The point is that the direction the Roberts
Court ends up taking on issues of federalism is likely to
have major implications for the West. Western senators should
be leading the way in examining Alito’s record and
determining his proclivities in this crucial constitutional
arena.
The same goes for separation of power and checks
and balances issues. The framers’ very deep concern
about the concentration of power is, of course, already
a major subtext in the Alito nomination. With conservatives
in control of the executive and legislative branches of
the national government, moderates and liberals are naturally
very concerned about that control being further consolidated
for many years or even decades in the Supreme Court. But
since the appointment of a conservative seems inevitable
under the circumstances, it becomes all the more crucial
to know as much as can be known about Alito’s record
and his philosophy about separation of power issues.
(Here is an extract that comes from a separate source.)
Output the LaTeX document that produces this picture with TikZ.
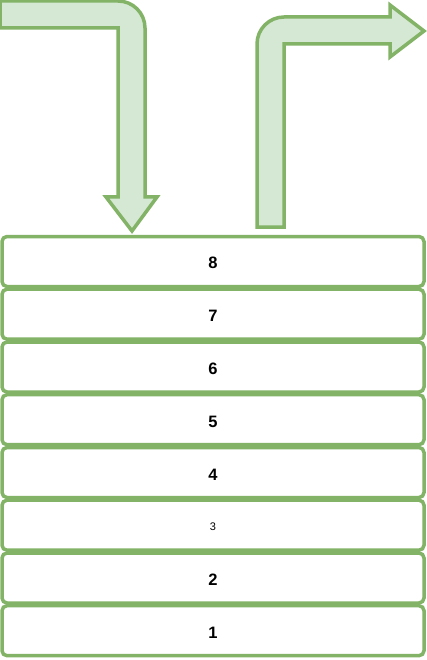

I am frankly more concerned about Alito’s
seeming fondness for relatively unchecked presidential power than
I am about the likelihood of his voting to overturn Roe
vs. Wade, given his expressed and demonstrated appreciation
for upholding
established precedent.
The mere fact that the Senate must confirm Alito
before he can become a Supreme Court Justice is a vivid
reminder of the crucial role of checks and balances in our
system of government. Unchecked presidential power would
have the unimpeded right to name judges, but the framers
were determined to avoid that kind of concentration of power.
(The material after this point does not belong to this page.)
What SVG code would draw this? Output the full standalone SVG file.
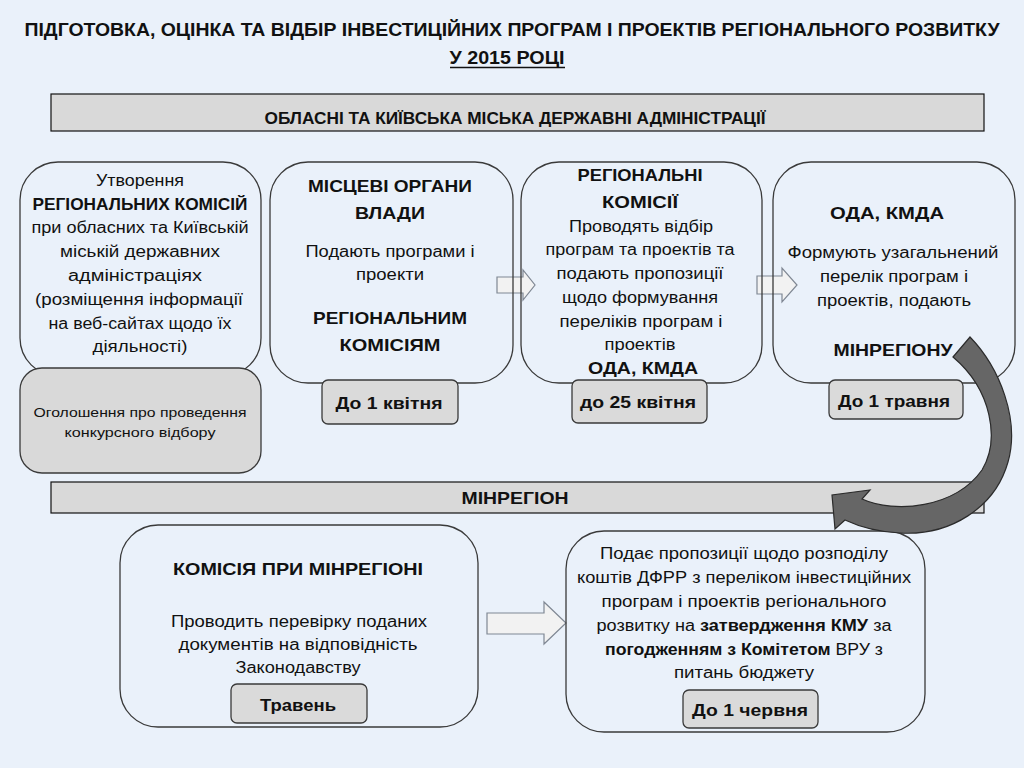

It was to the Senate above all that they gave the responsibility
of restraining executive power, by requiring Senate approval
of treaties, ambassadors, executive officers and judges.
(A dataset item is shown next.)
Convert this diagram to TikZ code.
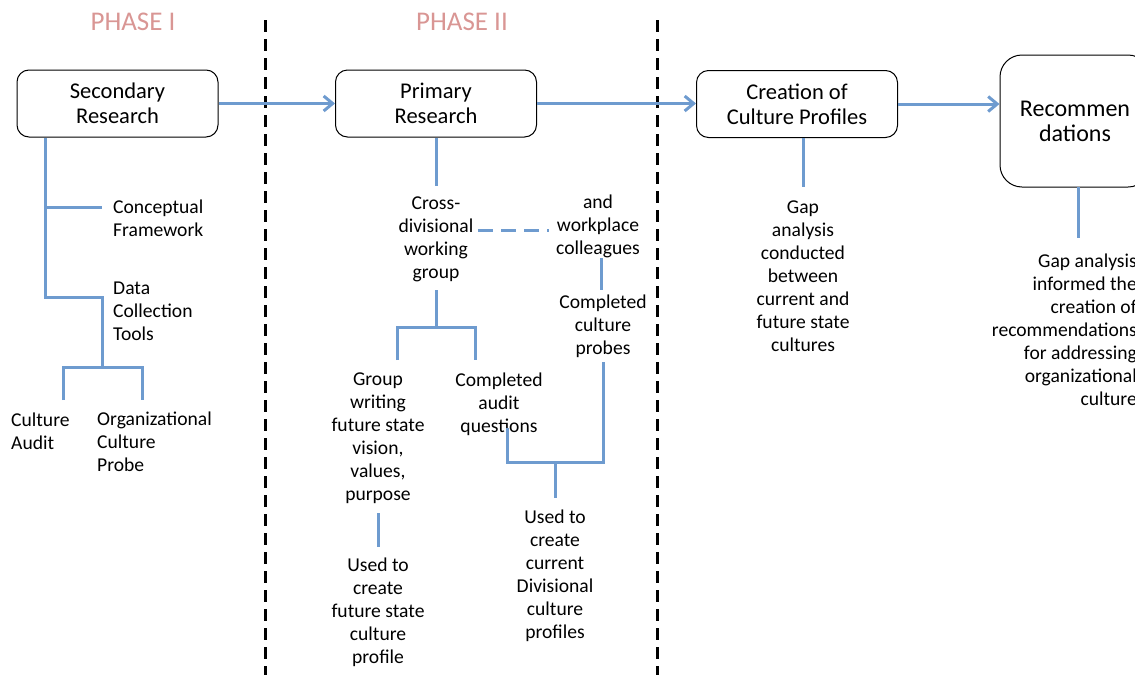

At the same time, the Senate was designed to
be a major bastion of federalism, because each state is
equally powerful in the Senate, as they are not in the House.
It is in the Senate, therefore, that the West’s power
resides. One way that western senators can legitimately
use that power is to examine a Supreme Court nominee’s
record on crucial western issues like tribal sovereignty
or water law. Beyond that, western Senators can quite legitimately
play a leading role in making sure that the crucial constitutional
issues of separation of powers and federalism are fully
examined in every confirmation process.
That would be a service to the Court, to the
nation, and to the region. More than that, it would contribute
a healthy broadening to the discussion of judicial appointments.
And that in turn could reduce the brittleness and polarity
that has come to typify confirmation proceedings when they
focus too narrowly on a single issue.